I Am Rohingya: A Genocide in Four Acts
I AM ROHINGYA: A GENOCIDE IN FOUR ACTS chronicles the journey of fourteen refugee youth who take to the stage to re-enact their families’ harrowing experiences in Burma and beyond. This story chronicles their journey before, during, and immediately after the escalation of military violence in their native homeland, Rakhine state; their unforgiving escape by foot and by boat to makeshift camps in Bangladesh; and their eventual resettlement in Kitchener-Waterloo, Ontario.
There, the children resolve to raise awareness for a conflict that has increasingly resembled a cruel systematic ethnic cleansing campaign — one of the most egregious and overlooked humanitarian crises in the world. With no prior theatrical experience, the decision to perform the stories of their people — accounts of unimaginable loss and suffering that have tragically come to define the Rohingya Muslim identity — becomes a courageous act of resistance, demonstrating to the world that they will not be erased and they will not be forgotten.
The Valley
High in the French Alps, on the border between Italy and France, African migrants fleeing war, poverty and political persecution risk their lives crossing dangerous mountain routes. Witnessing the increasing influx of refugees, local communities in the Roya and Durance Valleys start providing them with shelter, food and legal counselling. But providing assistance to undocumented migrants is a criminal offence, and the charitable actions of those citizen groups have put them on the wrong side of the law.
Another News Story
Debuting director Orban Wallace’s feature-length work engages the European refugee crisis, but the young British director turns the camera lens in a direction rather different from the rest of the documentary scene investigating recent events. He trains his penetrating gaze on the journalists sent by their employers to the Mediterranean to cover the unfolding humanitarian tragedy. By juxtaposing the stories of reporters and the experiences of Middle East emigrants, he has fostered a new meta-reading of media content. In today’s chaotic era, what is the “who, how, and why” of news spewed forth on world conflicts and crises? “Sometimes you feel you’re making a noise, but not helping really,” laments Lorenzo over the sensationalized treatment of human misfortune; he’s one of those who, in the months-long hunt for fresh information, accepts a nomadic lifestyle. When faced with immeasurable suffering, is it possible to maintain your humanistic sensitivity, or, glazed, do you just go after another news story?
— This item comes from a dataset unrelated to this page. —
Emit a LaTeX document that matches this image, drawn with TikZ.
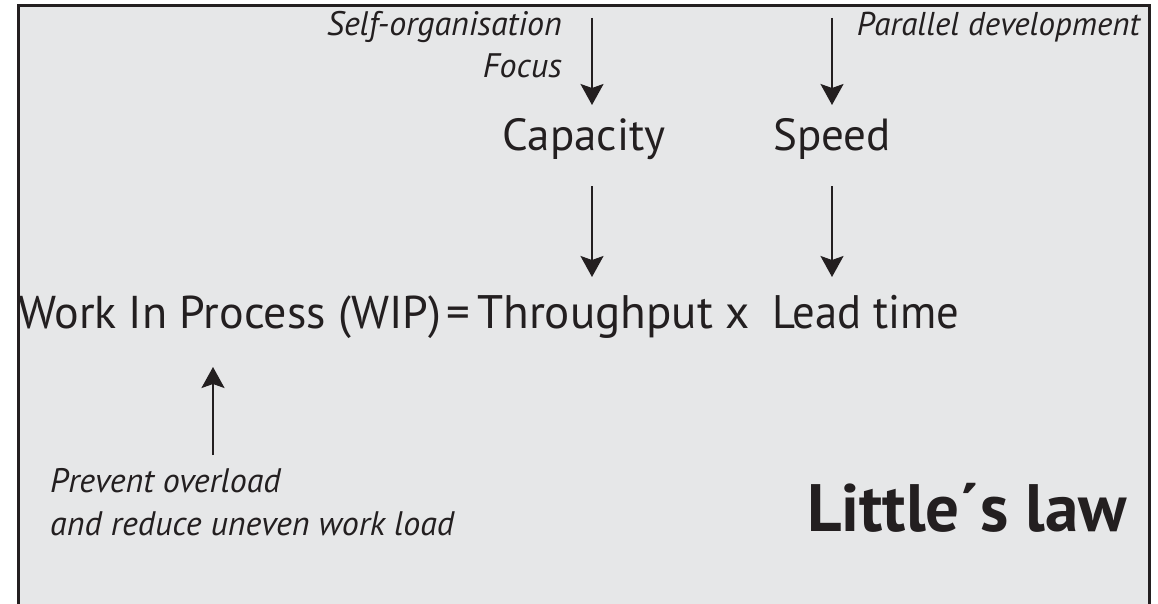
\documentclass[tikz,border=0pt]{standalone}
\usepackage{fontspec}
\setmainfont{PT Sans}
\usetikzlibrary{arrows.meta,calc}
\definecolor{ink}{HTML}{231F20}
\definecolor{bg}{HTML}{E6E7E8}
\begin{document}
\begin{tikzpicture}[x=1pt,y=-1pt,
  lbl/.style={inner sep=0pt,text=ink},
  big/.style={lbl,font=\fontsize{47}{56}\selectfont},
  bigw/.style={lbl,font=\fontsize{46}{56}\selectfont},
  bign/.style={lbl,font=\fontsize{47}{56}\selectfont\addfontfeature{FakeStretch=0.95}},
  mid/.style={lbl,font=\fontsize{45}{50}\selectfont},
  note/.style={lbl,font=\fontsize{34}{38}\selectfont\itshape},
  title/.style={lbl,font=\fontsize{67}{76}\selectfont\bfseries},
  arr/.style={draw=ink,line width=2pt,-{Stealth[length=21pt,width=23pt,inset=4pt]}}]
\useasboundingbox (0,0) rectangle (1158,604);
\fill[white] (0,0) rectangle (1158,604);
\fill[bg] (18,5.5) rectangle (1149,610);
\draw[ink,line width=3pt] (18,610) -- (18,5.5) -- (1149,5.5) -- (1149,610);
% top notes
\node[note,anchor=base east] (self) at (562,36) {Self-organisation};
\node[note,anchor=base east] (focus) at (562,78) {Focus};
\node[note,anchor=base east,font=\fontsize{33}{38}\selectfont\itshape] (par) at (1140,36) {Parallel development};
% mid
\node[mid,anchor=base] (capa) at (584,151) {Capacity};
\node[mid,anchor=base] (speed) at (832,151) {Speed};
% main line
\node[bigw,anchor=base west] (wip) at (18,328) {Work In Process (WIP)};
\node[big,anchor=base] (eq) at (458,328) {=};
\node[big,anchor=base west] (thr) at (477,328) {Throughput};
\node[big,anchor=base] (times) at (738,328) {x};
\node[bign,anchor=base west] (lead) at (772,328) {Lead time};
% bottom
\node[note,anchor=base west] (prev) at (50,492) {Prevent overload};
\node[note,anchor=base west] (reduce) at (50,535) {and reduce uneven work load};
\node[title,anchor=base east] (law) at (1127,531) {Little´s law};
% arrow columns
\coordinate (ca) at (592,18);
\coordinate (cb) at (832,18);
\coordinate (cc) at (213,455);
\draw[arr] (ca) -- (ca |- 0,105);
\draw[arr] (cb) -- (cb |- 0,105);
\draw[arr] (capa.south -| ca) ++(0,26) -- (ca |- 0,277);
\draw[arr] (speed.south -| cb) ++(0,26) -- (cb |- 0,277);
\draw[arr] (cc) -- (cc |- 0,367);
\end{tikzpicture}
\end{document}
Little Palestine, Diary of a Siege
In his directorial debut, LITTLE PALESTINE, DIARY OF A SIEGE, filmmaker Abdallah Al-Khatib offers a glimpse into the daily life of the residents of Yarmouk, the largest Palestinian refugee camp in the world.
Home to thousands of Palestinians, Yarmouk was seized in 2015 by ISIS/Daesh in alliance with al-Nousra. Syrian government forces retaliated to the siege with indiscriminate shelling of the camp that provoked widespread outcry against the loss of civilian lives and the destruction of the refugee camp. Yarmouk was cut off from electricity, leaving Palestinian refugees in an even more vulnerable and embattled state.
With the help of his friends, Al-Khatib portrays the ordinary lives of Yarmouk’s residents in the years leading up to the siege, as they persevere with dignity, love and hope amid a never-ending state of war.